MHD: O filme é sobre um homem que está paralisado após um terrível acidente e também sobre sua batalha contra o alcoolismo. Como foi que você conseguiu encontrar equilíbrio ao contar a história do John e evitar que ela se tornasse mais sentimental?

GVS: Apenas ao tomar decisões ao longo do caminho. A história original não era muito doce porque já era suficientemente horrível ele ser cartunista e os seus desenhos serem muito provocatórios na história que já estava desenhada.

MHD: Você enquadra a história de uma forma não convencional – nós vemos no palco numa espécie de convenção e também nas reuniões dos AA – então há quase uma dupla narrativa.
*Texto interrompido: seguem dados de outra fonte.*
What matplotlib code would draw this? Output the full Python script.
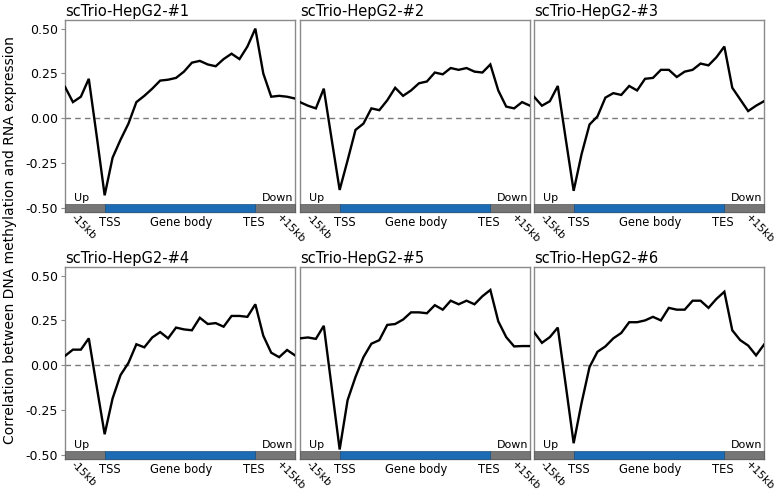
import matplotlib
matplotlib.use('Agg')
import numpy as np
import matplotlib.pyplot as plt

# bins: 5 upstream, 19 in gene body, 5 downstream -> 30 points
bins = np.arange(30)
tss, tes = 5, 24

hep1 = [0.175, 0.09, 0.12, 0.22, -0.10, -0.43, -0.22, -0.12, -0.03, 0.09, 0.125, 0.165, 0.21, 0.215, 0.225,
        0.26, 0.31, 0.32, 0.30, 0.29, 0.33, 0.36, 0.33, 0.40, 0.50, 0.25, 0.12, 0.125, 0.12, 0.11]
hep2 = [0.09, 0.07, 0.055, 0.165, -0.12, -0.40, -0.235, -0.065, -0.03, 0.055, 0.045, 0.10, 0.17, 0.125, 0.155,
        0.195, 0.205, 0.255, 0.245, 0.28, 0.27, 0.28, 0.26, 0.255, 0.30, 0.155, 0.065, 0.055, 0.09, 0.07]
hep3 = [0.12, 0.07, 0.095, 0.18, -0.115, -0.405, -0.20, -0.035, 0.01, 0.115, 0.14, 0.13, 0.18, 0.155, 0.22,
        0.225, 0.27, 0.27, 0.23, 0.26, 0.27, 0.305, 0.295, 0.34, 0.40, 0.17, 0.105, 0.04, 0.07, 0.095]
hep4 = [0.052, 0.087, 0.087, 0.15, -0.12, -0.385, -0.185, -0.055, 0.013, 0.117, 0.10, 0.155, 0.185, 0.15, 0.21,
        0.20, 0.195, 0.265, 0.23, 0.235, 0.215, 0.275, 0.275, 0.27, 0.34, 0.165, 0.07, 0.045, 0.085, 0.055]
hep5 = [0.15, 0.155, 0.147, 0.22, -0.125, -0.47, -0.195, -0.065, 0.045, 0.12, 0.14, 0.225, 0.23, 0.255, 0.295,
        0.295, 0.29, 0.335, 0.31, 0.36, 0.34, 0.36, 0.34, 0.385, 0.42, 0.245, 0.157, 0.105, 0.107, 0.107]
hep6 = [0.185, 0.125, 0.157, 0.21, -0.11, -0.435, -0.21, -0.01, 0.075, 0.105, 0.15, 0.18, 0.24, 0.24, 0.25,
        0.27, 0.25, 0.32, 0.31, 0.31, 0.36, 0.36, 0.32, 0.37, 0.41, 0.195, 0.14, 0.11, 0.055, 0.115]

series = [hep1, hep2, hep3, hep4, hep5, hep6]
titles = ['scTrio-HepG2-#%d' % (i + 1) for i in range(6)]
yticks = [-0.50, -0.25, 0.00, 0.25, 0.50]
xlabel_pos = [0.9, 5.6, 14.6, 23.8, 26.9]
xlabel_txt = ['-15kb', 'TSS', 'Gene body', 'TES', '+15kb']

GRAY_BAR = '#767676'
BLUE_BAR = '#1c6cb5'
FRAME = '#8a8a8a'

fig = plt.figure(figsize=(7.77, 4.95), dpi=100)
W, H = 777, 495
lefts = [65, 300, 534]
tops = [20, 267]
aw, ah = 230, 192

ylo, yhi = -0.523, 0.548
bar_h = 0.045

for k, vals in enumerate(series):
    r, c = divmod(k, 3)
    ax = fig.add_axes([lefts[c] / W, 1 - (tops[r] + ah) / H, aw / W, ah / H])
    ax.plot(bins, vals, color='black', lw=1.7, solid_joinstyle='miter', zorder=4)
    ax.axhline(0, color='#7a7a7a', lw=1.0, ls=(0, (4, 3)), zorder=2)

    # region bar along the bottom
    ax.broken_barh([(0, tss), (tes, bins[-1] - tes)], (ylo, bar_h),
                   facecolors=GRAY_BAR, edgecolor='#555555', lw=0.5, zorder=5, clip_on=False)
    ax.broken_barh([(tss, tes - tss)], (ylo, bar_h),
                   facecolors=BLUE_BAR, edgecolor='#1a4f80', lw=0.5, zorder=6, clip_on=False)
    ax.text(1.1, ylo + bar_h + 0.005, 'Up', fontsize=8, ha='left', va='bottom')
    ax.text(28.8, ylo + bar_h + 0.005, 'Down', fontsize=8, ha='right', va='bottom')

    ax.set_xlim(bins[0], bins[-1])
    ax.set_ylim(ylo, yhi)
    for s in ax.spines.values():
        s.set_color(FRAME)
        s.set_linewidth(1.0)

    ax.set_xticks(xlabel_pos)
    ax.set_xticklabels(xlabel_txt, fontsize=8.3)
    ax.tick_params(axis='x', length=0, pad=3)
    tl = ax.get_xticklabels()
    for i in (0, 4):
        tl[i].set_rotation(-45)
        tl[i].set_rotation_mode('anchor')
        tl[i].set_ha('left')
        tl[i].set_va('center')
        tl[i].set_fontsize(7.8)

    ax.set_yticks(yticks)
    if c == 0:
        ax.set_yticklabels(['%.2f' % v for v in yticks], fontsize=9)
        ax.tick_params(axis='y', length=3, color=FRAME, pad=2)
    else:
        ax.tick_params(axis='y', left=False, labelleft=False)

    ax.set_title(titles[k], loc='left', fontsize=10.5, pad=3)

fig.text(0.013, 0.516, 'Correlation between DNA methylation and RNA expression',
         rotation=90, va='center', ha='center', fontsize=10)

plt.savefig('out.png', dpi=100, facecolor='white')
plt.close('all')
Porque fez essa escolha?

GVS: Eu debrucei-me sobre as diferentes partes da sua vida, não as mostrando por ordem, contando o que eu queria contar, sem ser linear, porque isso seria demasiado lento.

MHD: Embora tenha filmado em Los Angeles, está a retratar Portland, uma das cidades mais pequenas da América, e onde também filmou outras histórias. Ainda descobre coisas novas sobre Portland?

GVS: Penso que já fiz outros três filmes em Portland: o “No Trilho da Droga”, “Mala Noche” e “A Caminho de Idaho”, e eu voltei para outro personagem de Portland. Os outros personagens eram personagens muito originais, e eles como que nasceram em Portland e o John também. Então, foi como um quarto personagem de Portland e simplesmente aconteceu dessa forma, não foi necessariamente intencional.

MHD: E também está a tratar o tema da dependência novamente, como no “No Trilho da Droga”…

GVS: Sim, é verdade. Há uma passagem pelos AA em “No Trilho da Droga”.

MHD: O que significa Portland para si agora?

GVS: Eu já não tenho um lugar lá. Eu estou em LA e também Palm Springs. Eu penso que todas as cidades ao redor do mundo foram equalizadas por comunicações, então, com a Internet, é quase como se você não estivesse mais numa só cidade, mas faz-se parte da aldeia global. Foi mais ou menos isso que aconteceu. Você pode estar em Berlim e acordar e sentir que está em Portland, ou pode estar em Los Angeles e sentir que está em Portland. Ou você pode estar em Portland e sentir que está noutro lugar qualquer. É uma espécie de equalização para mim.

MHD: Acha que isso aconteceu com a cultura gay?

GVS: Sim, aconteceu com tantas coisas diferentes. Tantas coisas foram estranhamente homogeneizadas. Eu não sei se isso é bom ou mau. De certeza que, digamos há 15 anos, Portland era uma espécie de refúgio. Qualquer cidade que estivesse longe o suficiente em que só se poderia ser contactado pelo correio, em que só se poderia falar com outros através de um telefonema ou se tinha que conduzir ou voar para ir para outro lugar, não se sentia a ligação a outros lugares, o que era uma boa sensação. Mas agora, com todas as comunicações disponíveis, não se está mais afastado, isolado e isso é igual em todo o mundo. Agora o mundo parece não ter refúgios.

MHD: Nós conversámos sobre John Callahan e a sua necessidade de fazer desenhos o tempo todo. Tem uma câmara consigo, isso é porque você não consegue deixar de fotografar coisas?

GVS: Não, não é a mesma coisa, porque eu quase nunca fotografo com ela, apenas a tenho por perto. Às vezes eu tiro fotos e eu comprei-a porque pensei em tirar fotos e tirei algumas, mas não a uso incessantemente. Eu costumo fotografar as pessoas com quem estou.

“Não Te Preocupes, Não Irá Longe a Pé” chega aos cinemas nacionais a 28 de junho!